Today’s Date: Thursday, June 20.

 

Show Title: Measure for Measure

Director: Emily MacLeod

Assistant Directors: Taylor Lamb, Molly Harper

Production Interns: Maddie Miller, Grace Wallis

Rehearsal Room: Deming

 

What we did:

Textual analysis! We read through Act 2.2 of the play together, putting into practice the tools we learned from our verse and rhetoric classes on Tuesday to scan each line for rhythmic-emotional cues from the characters. After scanning, we paraphrase-read through the scenes to give us a deeper, more personal understanding of our texts – an activity that resulted in MANY a chuckle. We ended the day by sharing individual work we’d done for some of our songs. Ben (Claudio/Servant) and Dagny (Mariana/Froth) surprised us all with a BEAUTIFUL self-arranged acoustic version of Mariana’s main song. No spoilers but the song is undoubtedly going to be a showSTOPPER two weeks from now!

 

Quick and Quotable

 

From the play:

“Hence we shall see, If power change purpose, what our seemers be.”

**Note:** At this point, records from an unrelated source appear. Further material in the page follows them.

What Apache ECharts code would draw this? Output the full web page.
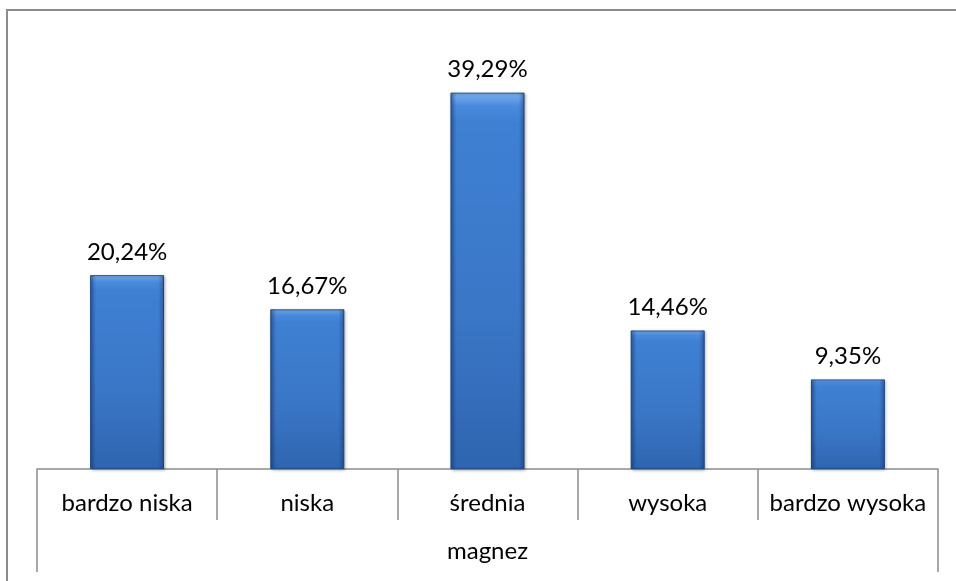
<!DOCTYPE html>
<html>
<head>
<meta charset="utf-8">
<script src="https://cdn.jsdelivr.net/npm/echarts@6/dist/echarts.min.js"></script>
<style>
html,body{margin:0;padding:0;background:#fff;}
#c{width:956px;height:581px;}
</style>
</head>
<body>
<div id="c"></div>
<script>
var categories = ['bardzo niska', 'niska', 'średnia', 'wysoka', 'bardzo wysoka'];
var values = [20.24, 16.67, 39.29, 14.46, 9.35];
var groupLabel = ['magnez'];

var FONT = 'Lato';
var FS = 24;
var chart = echarts.init(document.getElementById('c'));
chart.setOption({
  animation: false,
  backgroundColor: '#fff',
  grid: { left: 37, right: 18, top: 38, bottom: 112 },
  graphic: [{
    type: 'rect', silent: true,
    shape: { x: 7, y: 10, width: 1100, height: 1100 },
    style: { fill: 'none', stroke: '#8c8c8c', lineWidth: 2 }
  }],
  xAxis: [{
    type: 'category', data: categories, position: 'bottom',
    axisLine: { show: true, lineStyle: { color: '#8c8c8c', width: 1.5 } },
    axisTick: { show: true, interval: 0, length: 51, lineStyle: { color: '#8c8c8c', width: 1.5 } },
    axisLabel: { interval: 0, hideOverlap: false, color: '#000', fontFamily: FONT, fontSize: FS, margin: 22 }
  }, {
    type: 'category', data: groupLabel, position: 'bottom',
    axisLine: { show: false },
    axisTick: { show: true, interval: 0, length: 103, lineStyle: { color: '#8c8c8c', width: 1.5 } },
    axisLabel: { interval: 0, color: '#000', fontFamily: FONT, fontSize: FS, margin: 70 }
  }],
  yAxis: { type: 'value', min: 0, max: 45, show: false, splitLine: { show: false } },
  series: [{
    type: 'bar', xAxisIndex: 0, data: values, barWidth: '41%',
    itemStyle: {
      borderColor: '#24528f', borderWidth: 1,
      color: new echarts.graphic.LinearGradient(0, 0, 0, 1, [
        { offset: 0, color: '#7db3f0' },
        { offset: 0.035, color: '#4a8ade' },
        { offset: 0.08, color: '#3f80d3' },
        { offset: 0.6, color: '#3a76c6' },
        { offset: 1, color: '#2f65b0' }
      ]),
      shadowColor: 'rgba(0,0,0,0.3)', shadowBlur: 3, shadowOffsetX: 1, shadowOffsetY: 1
    },
    label: {
      show: true, position: 'top', distance: 11, color: '#000', fontFamily: FONT, fontSize: FS,
      formatter: function (p) { return p.value.toFixed(2).replace('.', ',') + '%'; }
    }
  }, {
    type: 'bar', xAxisIndex: 0, data: values, barWidth: '41%', barGap: '-100%', silent: true,
    itemStyle: {
      color: new echarts.graphic.LinearGradient(0, 0, 1, 0, [
        { offset: 0, color: 'rgba(20,50,100,0.45)' },
        { offset: 0.08, color: 'rgba(20,50,100,0.0)' },
        { offset: 0.92, color: 'rgba(20,50,100,0.0)' },
        { offset: 1, color: 'rgba(20,50,100,0.45)' }
      ])
    }
  }]
});
</script>
</body>
</html>
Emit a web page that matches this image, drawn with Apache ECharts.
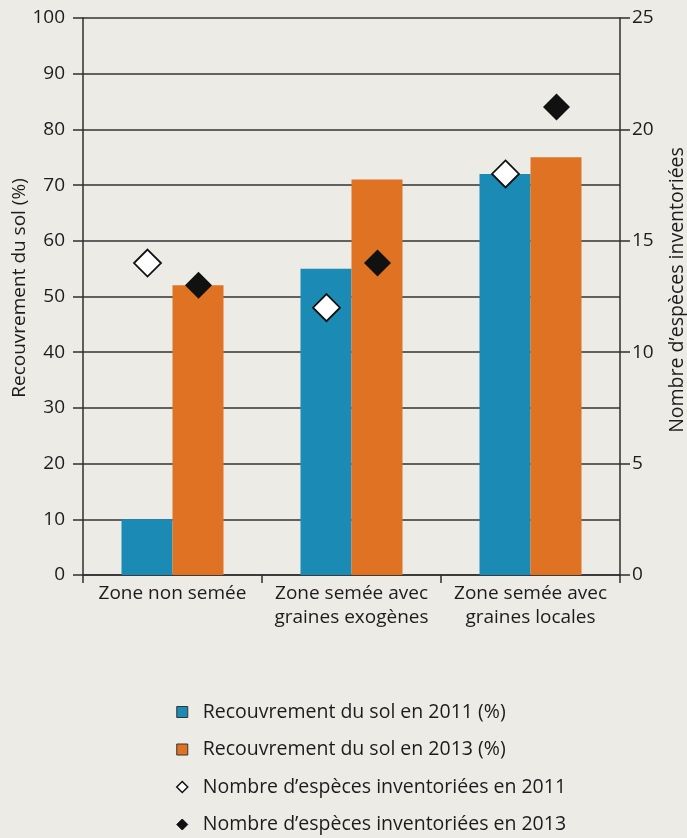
<!DOCTYPE html>
<html>
<head>
<meta charset="utf-8">
<script src="https://cdn.jsdelivr.net/npm/echarts@6/dist/echarts.min.js"></script>
<style>
html,body{margin:0;padding:0;background:#edebe6;}
#chart{width:687px;height:838px;}
</style>
</head>
<body>
<div id="chart"></div>
<script>
const categories = ['Zone non semée', 'Zone semée avec\ngraines exogènes', 'Zone semée avec\ngraines locales'];
const cover2011 = [10, 55, 72];
const cover2013 = [52, 71, 75];
const species2011 = [14, 12, 18];
const species2013 = [13, 14, 21];
const seriesNames = [
  'Recouvrement du sol en 2011 (%)',
  'Recouvrement du sol en 2013 (%)',
  'Nombre d’espèces inventoriées en 2011',
  'Nombre d’espèces inventoriées en 2013'
];
const leftTitle = 'Recouvrement du sol (%)';
const rightTitle = 'Nombre d’espèces inventoriées';

const FONT = 'Open Sans';
const TXT = '#1c1c1c';
const LINE = '#2f2f2f';
const FS = 19;

const chart = echarts.init(document.getElementById('chart'), null, {renderer: 'canvas'});
chart.setOption({
  backgroundColor: '#edebe6',
  animation: false,
  textStyle: {fontFamily: FONT},
  grid: {left: 83, right: 67, top: 18, bottom: 263, containLabel: false},
  xAxis: {
    type: 'category',
    data: categories,
    boundaryGap: true,
    axisLine: {lineStyle: {color: LINE, width: 1.5}},
    axisTick: {show: true, length: 8, lineStyle: {color: LINE, width: 1.5}},
    axisLabel: {color: TXT, fontSize: FS, fontFamily: FONT, margin: 7, lineHeight: 24, interval: 0}
  },
  yAxis: [
    {
      type: 'value', min: 0, max: 100, interval: 10, position: 'left',
      axisLine: {show: true, lineStyle: {color: LINE, width: 1.5}},
      axisTick: {show: true, length: 10, lineStyle: {color: LINE, width: 1.5}},
      axisLabel: {color: TXT, fontSize: FS, fontFamily: FONT, margin: 18},
      splitLine: {show: true, lineStyle: {color: '#333', width: 1.5}}
    },
    {
      type: 'value', min: 0, max: 25, interval: 5, position: 'right',
      axisLine: {show: true, lineStyle: {color: LINE, width: 1.5}},
      axisTick: {show: true, length: 10, lineStyle: {color: LINE, width: 1.5}},
      axisLabel: {color: TXT, fontSize: FS, fontFamily: FONT, margin: 12},
      splitLine: {show: false}
    }
  ],
  legend: {
    orient: 'vertical',
    left: 176,
    top: 702,
    height: 136,
    padding: 0,
    itemWidth: 11,
    itemHeight: 11,
    itemGap: 17.5,
    textStyle: {color: TXT, fontSize: 19.5, fontFamily: FONT, lineHeight: 20, padding: [0, 0, 0, 10]},
    data: [
      {name: seriesNames[0], icon: 'rect', itemStyle: {color: '#1b8ab5', borderColor: '#333', borderWidth: 1}},
      {name: seriesNames[1], icon: 'rect', itemStyle: {color: '#e07223', borderColor: '#333', borderWidth: 1}},
      {name: seriesNames[2], icon: 'diamond', itemStyle: {color: '#fff', borderColor: '#111', borderWidth: 1.5}},
      {name: seriesNames[3], icon: 'diamond', itemStyle: {color: '#111', borderColor: '#111', borderWidth: 1}}
    ]
  },
  graphic: [
    {type: 'text', x: 20, y: 288, rotation: Math.PI / 2,
     style: {text: leftTitle, fill: TXT, font: '19px "Open Sans"', textAlign: 'center', textVerticalAlign: 'middle'}},
    {type: 'text', x: 677, y: 290, rotation: Math.PI / 2,
     style: {text: rightTitle, fill: TXT, font: '19.5px "Open Sans"', textAlign: 'center', textVerticalAlign: 'middle'}}
  ],
  series: [
    {name: seriesNames[0], type: 'bar', data: cover2011, barWidth: 51, barGap: '0%',
     itemStyle: {color: '#1b8ab5'}},
    {name: seriesNames[1], type: 'bar', data: cover2013, barWidth: 51, barGap: '0%',
     itemStyle: {color: '#e07223'}},
    {name: seriesNames[2], type: 'scatter', yAxisIndex: 1, data: species2011, symbol: 'diamond',
     symbolSize: 27, symbolOffset: [-25, 0], z: 5,
     itemStyle: {color: '#fff', borderColor: '#111', borderWidth: 1.8, opacity: 1}},
    {name: seriesNames[3], type: 'scatter', yAxisIndex: 1, data: species2013, symbol: 'diamond',
     symbolSize: 27, symbolOffset: [26, 0], z: 5,
     itemStyle: {color: '#111', opacity: 1}}
  ]
});
</script>
</body>
</html>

– The Duke (Act 1, Scene 4)

 

From the director:

We’re wading through the text like this because it’s all about exploring different possibilities before we settle on any one. So when we finally bring this work to life on our feet and discover even more onstage, we’ll have so many options with which to navigate our story.

 

From the cast:

“Much tardiness?!?!”

– Olivia Gorra (Isabella) paraphrasing her line “Too late? Why no!” (line 342, Act 2, Sc. 2).

 

Production Insights:

When I do verse analysis of Shakespeare, I am surprised again and again by the pure, pulsing efficiency of the text. This is largely because Shakespeare’s plays were recorded from aural memorization. His fellow actors and good friends John Heminges and Henry Condell created the First Folio seven years after Shakespeare’s death largely from memory, because (1) there was no dictionary for the English language in the late 16th and early 17th centuries, and (2) mass printing was still too expensive for playwrights to preserve their work on a large scale. As a result, the text is literally written for the ear. Listening to the cast read through and scan the text today was another one of those surprises. Having grown up in a jazz-obsessed family, I loved hearing the cadences in the text where the characters break form and rhythm. It was a brilliant reminder of the irony with which we (myself included!) hype up ~iambic pentameter~ and Shakespeare with so much mystery. Because it really isn’t the “clean” verse itself that holds the power and magic of the Bard. Yes, it can be pretty when it’s regular, but it can also be hideously annoying (I guess this is me outing myself as a strong disliker of Midsummer. Sue me.). Rather, the story is told in the cracks where the verse is broken, murky, and mangled… A larger metaphor for life? Our current political disfunction?? Today’s climate crisis??? I guess you’ll just have to see our production of Measure for Measure to find out.